● WRITTEN INSTRUCTION: Extract all lines that hold the string "this".

● PROVIDED ENTRIES:
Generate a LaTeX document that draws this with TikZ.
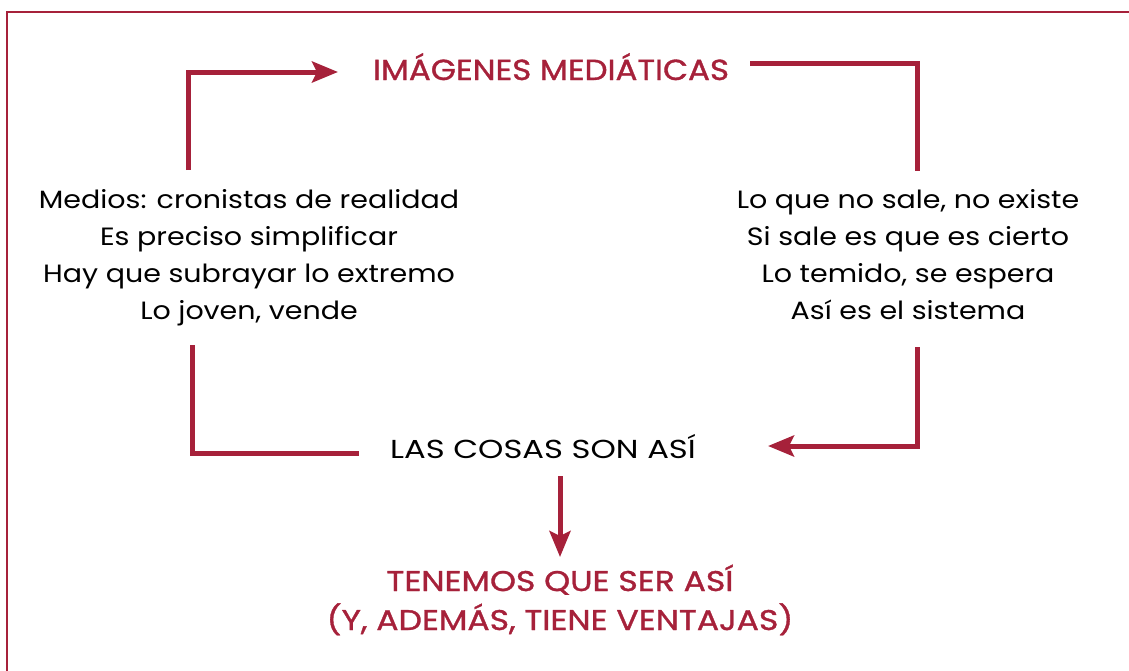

...

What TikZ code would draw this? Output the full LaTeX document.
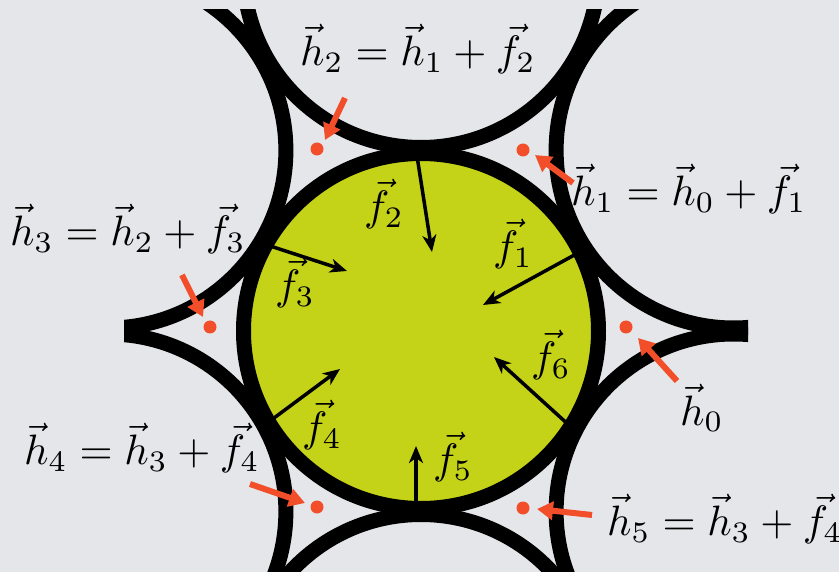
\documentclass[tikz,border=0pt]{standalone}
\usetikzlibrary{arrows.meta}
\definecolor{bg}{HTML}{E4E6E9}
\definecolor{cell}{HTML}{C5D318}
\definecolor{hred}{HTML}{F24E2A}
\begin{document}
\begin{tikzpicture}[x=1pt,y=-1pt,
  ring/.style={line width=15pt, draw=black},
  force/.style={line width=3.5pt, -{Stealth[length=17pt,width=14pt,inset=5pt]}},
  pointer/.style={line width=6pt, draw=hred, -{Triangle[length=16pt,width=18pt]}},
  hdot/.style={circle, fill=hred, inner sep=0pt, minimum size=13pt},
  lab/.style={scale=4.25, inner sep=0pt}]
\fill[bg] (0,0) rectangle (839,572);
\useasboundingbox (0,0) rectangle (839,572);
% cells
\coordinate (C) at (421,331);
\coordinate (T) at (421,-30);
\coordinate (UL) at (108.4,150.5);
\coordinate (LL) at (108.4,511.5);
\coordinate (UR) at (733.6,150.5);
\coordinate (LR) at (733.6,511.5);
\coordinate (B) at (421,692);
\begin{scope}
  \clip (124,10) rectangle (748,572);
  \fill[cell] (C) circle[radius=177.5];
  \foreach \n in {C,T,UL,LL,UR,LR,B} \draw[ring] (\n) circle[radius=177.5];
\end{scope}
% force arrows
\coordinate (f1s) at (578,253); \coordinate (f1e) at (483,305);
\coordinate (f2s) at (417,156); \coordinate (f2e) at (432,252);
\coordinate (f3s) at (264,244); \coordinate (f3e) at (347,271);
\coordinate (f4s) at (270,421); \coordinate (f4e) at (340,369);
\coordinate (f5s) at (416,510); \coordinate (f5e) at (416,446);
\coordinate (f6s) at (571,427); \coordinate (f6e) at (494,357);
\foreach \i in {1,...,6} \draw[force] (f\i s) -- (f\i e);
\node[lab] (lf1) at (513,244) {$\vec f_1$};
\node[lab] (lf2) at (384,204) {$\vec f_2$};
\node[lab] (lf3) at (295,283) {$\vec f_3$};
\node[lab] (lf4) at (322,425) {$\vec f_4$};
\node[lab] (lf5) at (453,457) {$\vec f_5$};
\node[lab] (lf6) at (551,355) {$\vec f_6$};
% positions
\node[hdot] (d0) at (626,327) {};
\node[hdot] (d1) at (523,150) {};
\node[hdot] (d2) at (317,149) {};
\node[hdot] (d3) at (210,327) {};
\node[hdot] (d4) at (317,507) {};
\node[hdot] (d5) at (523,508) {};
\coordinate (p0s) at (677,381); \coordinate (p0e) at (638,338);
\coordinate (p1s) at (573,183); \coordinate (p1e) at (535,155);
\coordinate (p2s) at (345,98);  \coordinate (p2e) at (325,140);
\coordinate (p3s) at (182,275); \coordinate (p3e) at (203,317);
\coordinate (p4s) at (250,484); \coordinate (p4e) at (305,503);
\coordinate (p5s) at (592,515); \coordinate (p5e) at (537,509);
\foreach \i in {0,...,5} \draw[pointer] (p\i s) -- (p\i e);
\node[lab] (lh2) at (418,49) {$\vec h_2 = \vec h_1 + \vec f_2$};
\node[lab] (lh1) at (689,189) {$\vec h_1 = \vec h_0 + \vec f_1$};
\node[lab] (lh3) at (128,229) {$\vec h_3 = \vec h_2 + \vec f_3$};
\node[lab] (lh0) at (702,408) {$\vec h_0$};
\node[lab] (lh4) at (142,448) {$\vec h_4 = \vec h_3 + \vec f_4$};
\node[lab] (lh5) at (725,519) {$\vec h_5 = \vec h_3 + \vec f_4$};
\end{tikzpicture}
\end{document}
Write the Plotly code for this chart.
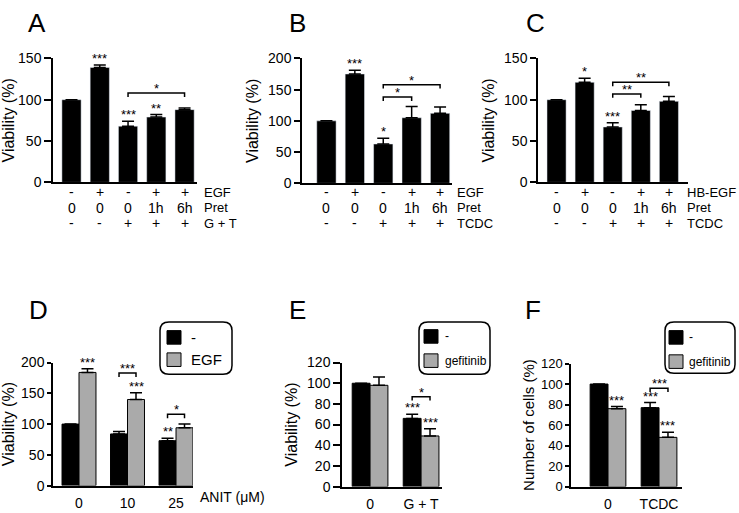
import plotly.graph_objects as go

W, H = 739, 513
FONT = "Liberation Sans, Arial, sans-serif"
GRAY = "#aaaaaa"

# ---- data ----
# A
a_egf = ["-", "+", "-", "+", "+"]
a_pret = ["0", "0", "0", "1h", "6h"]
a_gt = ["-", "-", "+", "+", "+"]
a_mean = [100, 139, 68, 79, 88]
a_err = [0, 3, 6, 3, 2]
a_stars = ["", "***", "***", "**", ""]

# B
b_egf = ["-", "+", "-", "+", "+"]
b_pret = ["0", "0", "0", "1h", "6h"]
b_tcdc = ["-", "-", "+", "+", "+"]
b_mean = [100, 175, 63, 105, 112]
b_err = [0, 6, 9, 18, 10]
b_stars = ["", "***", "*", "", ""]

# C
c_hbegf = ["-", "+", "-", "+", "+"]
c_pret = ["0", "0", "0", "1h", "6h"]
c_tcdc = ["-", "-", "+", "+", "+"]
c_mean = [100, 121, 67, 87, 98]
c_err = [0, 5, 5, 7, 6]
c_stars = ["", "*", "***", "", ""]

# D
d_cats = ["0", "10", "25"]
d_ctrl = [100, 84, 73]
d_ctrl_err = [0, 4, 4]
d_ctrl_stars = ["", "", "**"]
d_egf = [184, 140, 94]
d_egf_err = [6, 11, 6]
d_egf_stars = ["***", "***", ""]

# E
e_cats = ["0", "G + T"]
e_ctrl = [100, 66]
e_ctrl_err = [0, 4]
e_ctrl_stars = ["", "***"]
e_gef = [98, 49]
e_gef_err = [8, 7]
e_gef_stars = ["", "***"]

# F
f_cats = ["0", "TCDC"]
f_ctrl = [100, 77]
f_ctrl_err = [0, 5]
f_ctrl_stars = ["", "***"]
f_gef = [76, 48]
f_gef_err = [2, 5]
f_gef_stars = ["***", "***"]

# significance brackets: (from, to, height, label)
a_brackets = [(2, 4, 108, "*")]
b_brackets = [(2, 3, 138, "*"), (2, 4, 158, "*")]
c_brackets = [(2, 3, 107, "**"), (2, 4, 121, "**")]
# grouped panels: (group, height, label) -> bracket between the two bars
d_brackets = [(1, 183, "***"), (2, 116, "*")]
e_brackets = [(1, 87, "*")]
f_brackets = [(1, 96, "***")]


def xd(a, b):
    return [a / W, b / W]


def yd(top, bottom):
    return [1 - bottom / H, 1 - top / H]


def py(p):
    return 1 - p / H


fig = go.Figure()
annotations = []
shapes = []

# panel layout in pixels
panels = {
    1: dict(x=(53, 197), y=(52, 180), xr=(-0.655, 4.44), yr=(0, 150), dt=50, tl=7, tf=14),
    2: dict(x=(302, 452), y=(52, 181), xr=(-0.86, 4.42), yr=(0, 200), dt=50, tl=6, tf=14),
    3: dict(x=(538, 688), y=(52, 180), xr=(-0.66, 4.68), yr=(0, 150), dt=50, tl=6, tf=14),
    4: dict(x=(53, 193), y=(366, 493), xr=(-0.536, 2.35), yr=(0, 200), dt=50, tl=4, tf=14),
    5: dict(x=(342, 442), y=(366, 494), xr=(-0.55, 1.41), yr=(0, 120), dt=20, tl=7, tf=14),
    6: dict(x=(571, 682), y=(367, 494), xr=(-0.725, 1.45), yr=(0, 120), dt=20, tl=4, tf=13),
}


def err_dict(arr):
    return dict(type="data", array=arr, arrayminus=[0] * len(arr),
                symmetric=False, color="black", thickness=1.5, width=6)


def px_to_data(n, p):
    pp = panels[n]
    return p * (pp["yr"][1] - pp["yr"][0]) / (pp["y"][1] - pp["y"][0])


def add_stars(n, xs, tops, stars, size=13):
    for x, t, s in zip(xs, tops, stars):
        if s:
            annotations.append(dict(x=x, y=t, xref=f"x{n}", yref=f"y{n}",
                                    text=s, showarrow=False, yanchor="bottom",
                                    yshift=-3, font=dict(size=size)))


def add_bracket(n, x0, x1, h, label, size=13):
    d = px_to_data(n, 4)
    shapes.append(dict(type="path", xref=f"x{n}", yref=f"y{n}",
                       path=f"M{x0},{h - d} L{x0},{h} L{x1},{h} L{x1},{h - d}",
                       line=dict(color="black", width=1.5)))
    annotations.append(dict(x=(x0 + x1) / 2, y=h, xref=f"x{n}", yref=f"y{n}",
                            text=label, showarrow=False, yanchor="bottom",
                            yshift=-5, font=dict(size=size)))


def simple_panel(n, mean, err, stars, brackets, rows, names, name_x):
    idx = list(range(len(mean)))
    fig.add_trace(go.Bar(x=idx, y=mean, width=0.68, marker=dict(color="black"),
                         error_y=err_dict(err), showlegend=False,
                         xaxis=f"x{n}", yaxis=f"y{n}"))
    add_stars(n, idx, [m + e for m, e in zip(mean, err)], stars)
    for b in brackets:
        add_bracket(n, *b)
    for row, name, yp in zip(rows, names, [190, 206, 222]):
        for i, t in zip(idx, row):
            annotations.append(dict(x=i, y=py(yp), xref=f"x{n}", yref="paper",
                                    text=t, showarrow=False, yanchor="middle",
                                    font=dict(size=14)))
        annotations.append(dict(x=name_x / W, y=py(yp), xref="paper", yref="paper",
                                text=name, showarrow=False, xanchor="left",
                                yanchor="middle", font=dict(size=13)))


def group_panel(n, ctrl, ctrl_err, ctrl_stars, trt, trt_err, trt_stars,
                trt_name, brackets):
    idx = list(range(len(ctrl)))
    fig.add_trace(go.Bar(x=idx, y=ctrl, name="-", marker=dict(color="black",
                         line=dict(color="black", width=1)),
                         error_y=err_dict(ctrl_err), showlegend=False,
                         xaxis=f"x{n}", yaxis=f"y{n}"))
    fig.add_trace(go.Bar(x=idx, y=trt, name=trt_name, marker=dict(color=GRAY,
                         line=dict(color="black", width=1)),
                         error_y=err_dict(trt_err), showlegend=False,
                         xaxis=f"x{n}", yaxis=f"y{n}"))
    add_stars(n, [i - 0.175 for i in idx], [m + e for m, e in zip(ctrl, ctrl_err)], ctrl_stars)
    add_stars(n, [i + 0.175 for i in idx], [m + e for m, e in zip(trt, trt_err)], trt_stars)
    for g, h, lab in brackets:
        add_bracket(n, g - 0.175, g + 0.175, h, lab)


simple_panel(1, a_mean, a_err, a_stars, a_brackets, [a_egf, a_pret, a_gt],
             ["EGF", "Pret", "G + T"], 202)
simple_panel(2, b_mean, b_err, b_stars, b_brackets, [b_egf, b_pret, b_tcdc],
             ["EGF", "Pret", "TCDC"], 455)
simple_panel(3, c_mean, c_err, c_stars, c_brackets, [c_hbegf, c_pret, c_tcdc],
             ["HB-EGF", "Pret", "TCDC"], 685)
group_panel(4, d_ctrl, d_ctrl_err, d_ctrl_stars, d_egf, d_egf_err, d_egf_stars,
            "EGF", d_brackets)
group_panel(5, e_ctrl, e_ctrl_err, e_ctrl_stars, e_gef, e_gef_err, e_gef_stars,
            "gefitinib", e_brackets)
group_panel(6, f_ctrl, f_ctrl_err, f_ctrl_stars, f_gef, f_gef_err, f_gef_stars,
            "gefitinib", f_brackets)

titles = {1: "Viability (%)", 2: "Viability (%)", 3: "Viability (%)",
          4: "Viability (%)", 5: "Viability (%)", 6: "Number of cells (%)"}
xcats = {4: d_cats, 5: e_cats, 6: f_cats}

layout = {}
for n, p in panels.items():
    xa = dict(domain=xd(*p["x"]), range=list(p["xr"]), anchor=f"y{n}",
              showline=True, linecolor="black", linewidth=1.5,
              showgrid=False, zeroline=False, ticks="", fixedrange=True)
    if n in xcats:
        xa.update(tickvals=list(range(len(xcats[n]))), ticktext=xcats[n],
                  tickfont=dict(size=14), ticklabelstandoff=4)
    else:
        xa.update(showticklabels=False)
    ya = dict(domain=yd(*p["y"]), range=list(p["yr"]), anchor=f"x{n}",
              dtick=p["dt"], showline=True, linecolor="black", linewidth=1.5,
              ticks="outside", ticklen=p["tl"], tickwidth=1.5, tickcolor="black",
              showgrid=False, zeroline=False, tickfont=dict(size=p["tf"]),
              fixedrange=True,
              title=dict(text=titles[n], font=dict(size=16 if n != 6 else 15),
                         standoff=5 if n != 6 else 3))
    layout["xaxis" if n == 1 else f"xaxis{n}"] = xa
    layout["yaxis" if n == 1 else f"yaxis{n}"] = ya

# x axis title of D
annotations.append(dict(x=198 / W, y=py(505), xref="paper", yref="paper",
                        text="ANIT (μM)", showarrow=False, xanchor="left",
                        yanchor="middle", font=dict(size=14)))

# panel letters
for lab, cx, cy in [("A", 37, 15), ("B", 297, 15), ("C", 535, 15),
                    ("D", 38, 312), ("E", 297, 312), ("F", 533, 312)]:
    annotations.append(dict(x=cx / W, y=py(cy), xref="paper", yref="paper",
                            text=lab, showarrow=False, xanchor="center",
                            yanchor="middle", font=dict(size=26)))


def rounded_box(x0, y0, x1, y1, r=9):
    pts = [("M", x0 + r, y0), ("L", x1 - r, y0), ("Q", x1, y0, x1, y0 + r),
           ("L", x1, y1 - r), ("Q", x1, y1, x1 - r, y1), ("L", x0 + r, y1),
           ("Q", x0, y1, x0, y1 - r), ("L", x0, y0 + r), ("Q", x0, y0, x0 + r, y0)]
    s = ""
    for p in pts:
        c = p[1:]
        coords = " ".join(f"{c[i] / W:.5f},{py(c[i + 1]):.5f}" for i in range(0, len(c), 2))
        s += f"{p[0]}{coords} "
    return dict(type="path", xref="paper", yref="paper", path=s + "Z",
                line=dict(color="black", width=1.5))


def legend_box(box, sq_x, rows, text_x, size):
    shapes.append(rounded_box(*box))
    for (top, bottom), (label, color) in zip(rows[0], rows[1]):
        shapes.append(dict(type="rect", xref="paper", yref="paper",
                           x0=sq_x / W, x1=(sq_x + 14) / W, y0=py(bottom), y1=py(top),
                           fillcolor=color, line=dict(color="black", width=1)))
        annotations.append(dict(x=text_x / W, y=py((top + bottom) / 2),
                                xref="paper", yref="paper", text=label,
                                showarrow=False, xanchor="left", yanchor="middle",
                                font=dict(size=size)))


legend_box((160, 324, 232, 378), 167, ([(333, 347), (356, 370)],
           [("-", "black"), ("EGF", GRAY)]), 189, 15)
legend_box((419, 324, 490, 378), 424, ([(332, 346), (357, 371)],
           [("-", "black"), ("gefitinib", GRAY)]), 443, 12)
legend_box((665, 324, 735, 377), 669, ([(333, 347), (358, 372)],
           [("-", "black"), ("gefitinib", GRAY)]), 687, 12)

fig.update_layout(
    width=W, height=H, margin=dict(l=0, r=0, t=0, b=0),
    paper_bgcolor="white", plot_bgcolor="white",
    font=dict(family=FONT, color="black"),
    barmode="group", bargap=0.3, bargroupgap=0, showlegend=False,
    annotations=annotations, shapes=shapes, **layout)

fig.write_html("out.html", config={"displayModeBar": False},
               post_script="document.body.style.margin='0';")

--

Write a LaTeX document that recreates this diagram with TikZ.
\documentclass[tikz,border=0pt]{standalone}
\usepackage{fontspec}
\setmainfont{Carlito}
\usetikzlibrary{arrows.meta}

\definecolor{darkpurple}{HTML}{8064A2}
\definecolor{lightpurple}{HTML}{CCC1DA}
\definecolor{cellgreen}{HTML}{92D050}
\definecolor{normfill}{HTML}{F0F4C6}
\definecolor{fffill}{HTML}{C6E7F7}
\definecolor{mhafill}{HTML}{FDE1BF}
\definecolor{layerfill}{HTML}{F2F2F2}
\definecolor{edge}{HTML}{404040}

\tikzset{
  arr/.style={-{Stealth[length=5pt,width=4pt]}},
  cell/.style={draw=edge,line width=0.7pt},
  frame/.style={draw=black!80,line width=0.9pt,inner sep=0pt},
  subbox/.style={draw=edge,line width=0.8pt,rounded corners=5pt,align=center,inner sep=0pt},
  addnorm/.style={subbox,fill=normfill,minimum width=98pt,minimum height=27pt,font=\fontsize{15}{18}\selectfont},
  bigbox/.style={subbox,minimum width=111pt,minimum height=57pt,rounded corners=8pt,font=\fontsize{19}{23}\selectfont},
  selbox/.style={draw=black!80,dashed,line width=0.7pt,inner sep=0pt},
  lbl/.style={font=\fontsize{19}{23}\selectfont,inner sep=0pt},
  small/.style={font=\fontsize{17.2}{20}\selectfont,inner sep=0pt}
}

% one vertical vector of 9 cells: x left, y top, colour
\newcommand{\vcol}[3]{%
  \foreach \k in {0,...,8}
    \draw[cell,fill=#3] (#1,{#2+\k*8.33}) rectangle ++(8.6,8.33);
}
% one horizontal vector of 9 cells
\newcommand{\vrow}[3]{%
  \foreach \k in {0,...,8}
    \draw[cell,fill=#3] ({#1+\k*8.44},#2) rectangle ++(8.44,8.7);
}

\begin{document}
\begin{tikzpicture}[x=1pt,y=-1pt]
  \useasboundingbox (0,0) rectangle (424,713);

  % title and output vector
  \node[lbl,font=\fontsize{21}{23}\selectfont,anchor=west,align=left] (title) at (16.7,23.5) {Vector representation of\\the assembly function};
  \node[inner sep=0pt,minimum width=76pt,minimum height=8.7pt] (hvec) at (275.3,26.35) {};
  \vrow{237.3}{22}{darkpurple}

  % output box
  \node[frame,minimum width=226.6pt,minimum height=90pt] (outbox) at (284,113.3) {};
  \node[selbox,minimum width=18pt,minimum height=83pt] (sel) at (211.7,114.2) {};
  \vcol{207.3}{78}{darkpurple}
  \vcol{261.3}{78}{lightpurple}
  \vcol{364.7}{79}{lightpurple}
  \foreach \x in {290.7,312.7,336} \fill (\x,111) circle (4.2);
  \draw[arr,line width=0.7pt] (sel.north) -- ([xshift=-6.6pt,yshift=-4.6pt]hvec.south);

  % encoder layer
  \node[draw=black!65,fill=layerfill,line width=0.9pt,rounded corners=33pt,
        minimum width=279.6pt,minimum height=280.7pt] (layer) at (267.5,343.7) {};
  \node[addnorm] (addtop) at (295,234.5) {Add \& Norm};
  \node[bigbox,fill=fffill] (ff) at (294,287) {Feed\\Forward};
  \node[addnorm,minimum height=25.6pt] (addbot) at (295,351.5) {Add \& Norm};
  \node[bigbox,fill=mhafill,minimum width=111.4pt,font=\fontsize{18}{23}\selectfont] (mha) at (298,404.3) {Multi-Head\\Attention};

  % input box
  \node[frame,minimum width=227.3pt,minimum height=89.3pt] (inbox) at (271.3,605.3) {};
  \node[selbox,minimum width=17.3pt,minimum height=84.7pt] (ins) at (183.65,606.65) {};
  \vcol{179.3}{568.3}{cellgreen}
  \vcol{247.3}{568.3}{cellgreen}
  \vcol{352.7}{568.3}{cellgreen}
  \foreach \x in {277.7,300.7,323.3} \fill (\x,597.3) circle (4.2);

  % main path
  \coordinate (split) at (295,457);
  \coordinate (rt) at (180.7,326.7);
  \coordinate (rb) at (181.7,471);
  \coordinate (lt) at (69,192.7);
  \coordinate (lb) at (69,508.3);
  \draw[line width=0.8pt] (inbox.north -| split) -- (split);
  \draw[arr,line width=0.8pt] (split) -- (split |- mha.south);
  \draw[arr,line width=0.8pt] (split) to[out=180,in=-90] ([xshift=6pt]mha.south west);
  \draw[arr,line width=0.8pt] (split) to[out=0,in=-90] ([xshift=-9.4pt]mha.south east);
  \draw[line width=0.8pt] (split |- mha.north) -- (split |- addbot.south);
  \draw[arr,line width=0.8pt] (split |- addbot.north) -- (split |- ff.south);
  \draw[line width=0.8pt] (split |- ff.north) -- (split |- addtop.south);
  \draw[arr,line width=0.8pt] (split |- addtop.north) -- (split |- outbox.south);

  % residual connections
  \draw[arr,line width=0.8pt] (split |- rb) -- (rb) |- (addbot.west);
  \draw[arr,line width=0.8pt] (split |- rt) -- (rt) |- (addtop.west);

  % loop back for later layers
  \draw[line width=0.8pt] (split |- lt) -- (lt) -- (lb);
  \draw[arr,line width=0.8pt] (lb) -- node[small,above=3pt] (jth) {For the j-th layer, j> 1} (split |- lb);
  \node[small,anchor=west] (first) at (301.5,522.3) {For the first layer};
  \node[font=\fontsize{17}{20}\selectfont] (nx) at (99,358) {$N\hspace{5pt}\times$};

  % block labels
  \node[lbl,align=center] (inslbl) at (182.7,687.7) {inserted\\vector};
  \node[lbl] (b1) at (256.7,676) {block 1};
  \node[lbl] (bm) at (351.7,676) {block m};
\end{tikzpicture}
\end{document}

● WRITTEN ANSWER:
Generate a LaTeX document that draws this with TikZ.
What TikZ code would draw this? Output the full LaTeX document.
Write the Plotly code for this chart.
Write a LaTeX document that recreates this diagram with TikZ.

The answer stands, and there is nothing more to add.